The present generation of Highlanders may be proud of the revolutionary record of their ancestors, though there were among them numerous tories, the proportion being one King George man to four revolutionists. Representatives from the west are found among the signers of the Mecklenburg declaration of independence in 1775, and by subsequent conduct they proved their enthusiasm in the cause of liberty. Their chief peril was to be apprehended from tory brigands and the Cherokees, incited to blood and cruelty by British agents. The danger was greatest in the summer of 1780, after Lord Cornwallis had made his victorious raid through the South. The liberty men were disheartened, and not a few went over to the tory militia, of which Colonel Patrick Moore appeared as the commander in North Carolina.
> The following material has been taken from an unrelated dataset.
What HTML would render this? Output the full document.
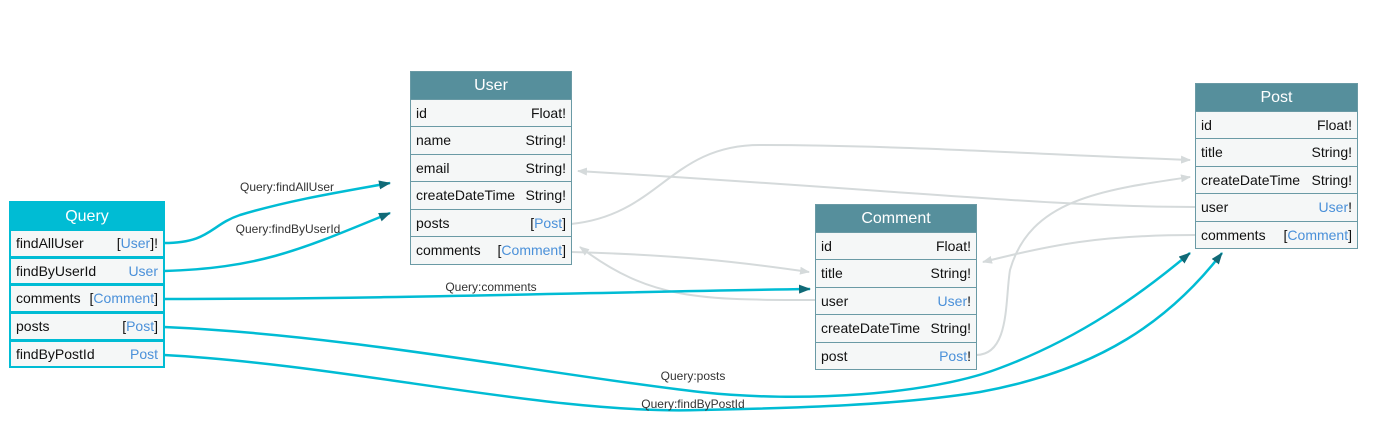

He published both inducements and threats, as a means of increasing his forces, and was meeting with a degree of success dangerous to the patriot cause, when three companies of old Indian-fighters, under command of Colonels Shelby, McDowell, and Sevier, attacked him, with successful results. This was a small event in itself, but it encouraged the liberty party, and showed the British commander that there was a force in the scattered settlements of the mountain foot-hills which he had reason to fear.